I am tired of waking up every morning with knots in my stomach. I am tired of the constant arguing and debating that goes on every time I open my mouth. I am tired of being touched all the time. I am tired of having constant demands on me. I don’t know why God gave me four children when He knew that emotionally I couldn’t handle it. I am tired of always feeling the tears behind my eyes, begging to fall. I am tired of being tired. I am tired of feeling scared and alone. I am tired of feeling overwhelmed all the time. I am tired of everything I try to do getting screwed up. (like trying to upload pictures on this stupid site, trying to chunk it all and upload a whole new theme to start over and not havinga clue how to) I am tired of ALWAYS trying to hold it together and NOBODY understanding what that feels like. I am tired of being asked what the problem is when the problem is just WHO I AM, the way that God made me! I am just so damn tired….just really tired….So there’s the real Kitty! Voila!
Jun
16
June 16th, 2007 at 4:30 pm
I know how you feel Kitty. I’m feeling the same way lately. Hang in there. I love you and so does God.
P.S. So do your kids.
P.P.S. Your site looks GREAT.
June 16th, 2007 at 4:32 pm
Be careful not to color your hair right now!!!
June 17th, 2007 at 5:37 pm
amen! so I just have 3 kiddos but I feel the same way…today is a bad day for me…
June 19th, 2007 at 10:18 am
I’m tired too. I’m tired of being triple teamed by my kids. I’m tired of the fact that I took advice from those parenting articles to “give them choices” which I now do habitually, and it ALWAYS blows up in my face because they don’t agree on 1 choice and now I have to choose someone over the other. I’m tired. But I do have shoulders and ears that are particularly useful for catching those tears you’re holding back and hearing the cries of wondering “why did I have so many kids!?” And I love the 3 theraputic s’s: Starbucks, sun and shopping!
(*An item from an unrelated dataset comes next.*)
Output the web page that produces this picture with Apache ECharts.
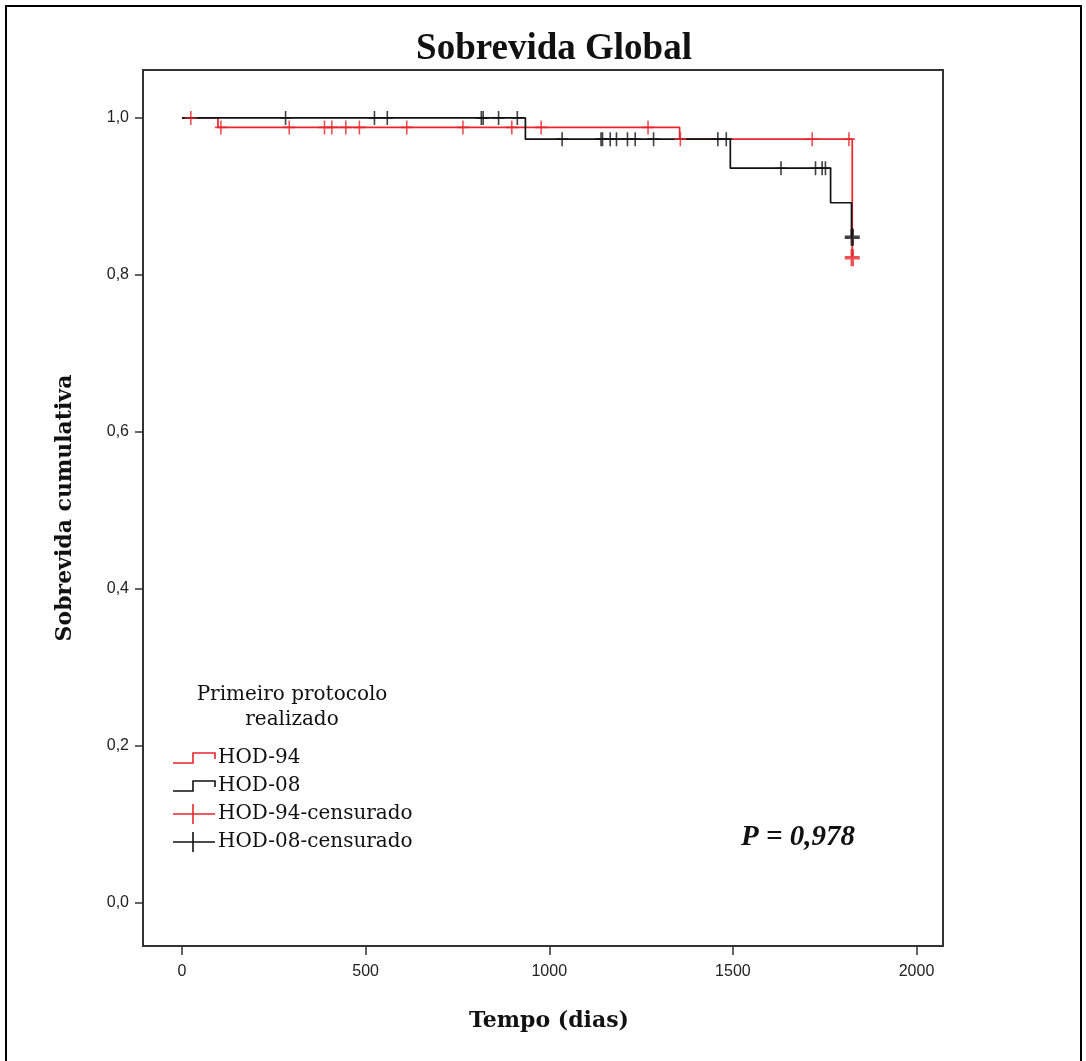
<!DOCTYPE html>
<html><head><meta charset="utf-8">
<script src="https://cdn.jsdelivr.net/npm/echarts@6/dist/echarts.min.js"></script>
<style>html,body{margin:0;padding:0;background:#fff}#c{width:1086px;height:1061px}</style>
</head><body><div id="c"></div>
<script>
// ---- data ----
const xTicks = [0, 500, 1000, 1500, 2000];
const yTicks = [0, 0.2, 0.4, 0.6, 0.8, 1.0];
const xRange = [-106.2, 2072.1];
const yRange = [-0.0548, 1.0611];
const hod94Times = [0, 98, 1355, 1825];
const hod94Surv  = [1, 0.988, 0.973, 0.822];
const hod08Times = [0, 935, 1493, 1766, 1823];
const hod08Surv  = [1, 0.973, 0.936, 0.892, 0.848];
const hod94Cens = [24, 106, 292, 388, 408, 446, 483, 612, 765, 898, 978, 1269, 1357, 1716, 1816];
const hod08Cens = [282, 524, 559, 815, 820, 862, 913, 1035, 1141, 1145, 1166, 1183, 1213, 1234, 1284, 1459, 1482, 1631, 1725, 1743, 1752];
const hod94CensEnd = [1825];
const hod08CensEnd = [1825];
const seriesNames = ['HOD-94', 'HOD-08', 'HOD-94-censurado', 'HOD-08-censurado'];
const legendTitle = ['Primeiro protocolo', 'realizado'];
const pText = 'P = 0,978';

const RED = '#e8262c', BLACK = '#111111';

function survAt(times, surv, t) {
  let s = surv[0];
  for (let i = 0; i < times.length; i++) if (times[i] <= t) s = surv[i];
  return s;
}
const zip = (a, b) => a.map((v, i) => [v, b[i]]);
const censPts = (c, times, surv) => c.map(t => [t, survAt(times, surv, t)]);

const PLUS = 'path://M5.2,0h1.6v6.2h5.2v1.6h-5.2v6.2h-1.6v-6.2h-5.2v-1.6h5.2z';
const PLUS_BOLD = 'path://M5,0h3v6h5v3h-5v6h-3v-6h-5v-3h5z';

const chart = echarts.init(document.getElementById('c'), null, {renderer: 'canvas'});

const serifB = 'DejaVu Serif';
const legendRows = [758, 786, 814, 842];
const g = [];
// outer frame
g.push({type: 'rect', shape: {x: 6, y: 6, width: 1075, height: 1075}, style: {fill: 'none', stroke: '#000', lineWidth: 2}, z: 0});
// plot box
g.push({type: 'rect', shape: {x: 143, y: 70, width: 800, height: 876}, style: {fill: 'none', stroke: '#333', lineWidth: 2}, z: 1});
// legend title
g.push({type: 'text', style: {text: legendTitle.join('\n'), x: 292, y: 707, align: 'center', verticalAlign: 'middle', font: '20px "DejaVu Serif"', fill: '#111', lineHeight: 25}, z: 5});
// legend icons
function stepIcon(cy, color) {
  return {type: 'polyline', shape: {points: [[173, cy + 5], [193, cy + 5], [193, cy - 5], [215, cy - 5], [215, cy + 1]]}, style: {stroke: color, lineWidth: 1.6, fill: 'none'}, z: 5};
}
function crossIcon(cy, color) {
  return [
    {type: 'line', shape: {x1: 173, y1: cy, x2: 215, y2: cy}, style: {stroke: color, lineWidth: 1.6}, z: 5},
    {type: 'line', shape: {x1: 193, y1: cy - 10, x2: 193, y2: cy + 10}, style: {stroke: color, lineWidth: 1.6}, z: 5}
  ];
}
g.push(stepIcon(legendRows[0], RED));
g.push(stepIcon(legendRows[1], BLACK));
g.push(...crossIcon(legendRows[2], RED));
g.push(...crossIcon(legendRows[3], BLACK));
seriesNames.forEach((n, i) => {
  g.push({type: 'text', style: {text: n, x: 218, y: legendRows[i], align: 'left', verticalAlign: 'middle', font: '20px "DejaVu Serif"', fill: '#111'}, z: 5});
});
// p value
g.push({type: 'text', style: {text: pText, x: 798, y: 838, align: 'center', verticalAlign: 'middle', font: 'italic bold 29px "Liberation Serif"', fill: '#111'}, z: 5});

const option = {
  backgroundColor: '#fff',
  animation: false,
  title: {
    text: 'Sobrevida Global', left: 549, top: 26, textAlign: 'center',
    textStyle: {fontFamily: 'Liberation Serif', fontWeight: 'bold', fontSize: 37, color: '#111'}
  },
  grid: {left: 143, right: 143, top: 70, bottom: 115, containLabel: false},
  xAxis: {
    type: 'value', min: xRange[0], max: xRange[1],
    name: 'Tempo (dias)', nameLocation: 'middle', nameGap: 64,
    nameTextStyle: {fontFamily: serifB, fontWeight: 'bold', fontSize: 22, color: '#111', padding: [0, 0, 0, 12]},
    axisLine: {show: false, onZero: false},
    axisTick: {show: true, length: 9, customValues: xTicks, lineStyle: {color: '#333', width: 1.5}},
    axisLabel: {margin: 18, customValues: xTicks, fontFamily: 'Liberation Sans', fontSize: 16, color: '#222',
      formatter: v => String(Math.round(v))},
    splitLine: {show: false}
  },
  yAxis: {
    type: 'value', min: yRange[0], max: yRange[1],
    name: 'Sobrevida cumulativa', nameLocation: 'middle', nameGap: 67,
    nameTextStyle: {fontFamily: serifB, fontWeight: 'bold', fontSize: 22, color: '#111'},
    axisLine: {show: false, onZero: false},
    axisTick: {show: true, length: 8, customValues: yTicks, lineStyle: {color: '#333', width: 1.5}},
    axisLabel: {margin: 14, customValues: yTicks, fontFamily: 'Liberation Sans', fontSize: 16, color: '#222',
      formatter: v => v.toFixed(1).replace('.', ',')},
    splitLine: {show: false}
  },
  graphic: g,
  series: [
    {name: seriesNames[0], type: 'line', step: 'end', data: zip(hod94Times, hod94Surv), showSymbol: false, clip: false,
      lineStyle: {color: RED, width: 1.7}, z: 2},
    {name: seriesNames[1], type: 'line', step: 'end', data: zip(hod08Times, hod08Surv), showSymbol: false, clip: false,
      lineStyle: {color: BLACK, width: 1.7}, z: 3},
    {name: seriesNames[2], type: 'scatter', data: censPts(hod94Cens, hod94Times, hod94Surv), symbol: PLUS, symbolSize: [12, 14],
      itemStyle: {color: RED}, clip: false, z: 4},
    {name: seriesNames[3], type: 'scatter', data: censPts(hod08Cens, hod08Times, hod08Surv), symbol: PLUS, symbolSize: [12, 14],
      itemStyle: {color: BLACK}, clip: false, z: 5},
    {name: seriesNames[2] + ' (fim)', type: 'scatter', data: censPts(hod94CensEnd, hod94Times, hod94Surv), symbol: PLUS_BOLD, symbolSize: [15, 17],
      itemStyle: {color: RED}, clip: false, z: 4},
    {name: seriesNames[3] + ' (fim)', type: 'scatter', data: censPts(hod08CensEnd, hod08Times, hod08Surv), symbol: PLUS_BOLD, symbolSize: [15, 17],
      itemStyle: {color: BLACK}, clip: false, z: 5}
  ]
};
chart.setOption(option);
</script>
</body></html>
Which are all better when you share them! So call me and we’ll duct tape our kids to the basement wall and go somewhere.
June 20th, 2007 at 9:23 am
Oh, Anita, sounds sooooo good. I need a place to let my hair down!! I’m excited to hear that duct tape is allowed here. They didn’t like that idea in California!! And I will take you up on those shoulders and ears!!
June 20th, 2007 at 2:28 pm
Kitty,
So NOT true that being who you are is a problem. You are such a blessing to so many. Tell yourself the truth - YOU ARE WONDERFUL! Speak the truth in love to yourself, like you do to so many others. You may be tired, but you are wonderful and being a mother to four makes one very tired some days (months). I’ve seen a lot of good in you, so see it in yourself and give yourself a break.
Did you know I was a preacher??? I don’t mean to preach, but I hate to see you beat yourself up. I love you!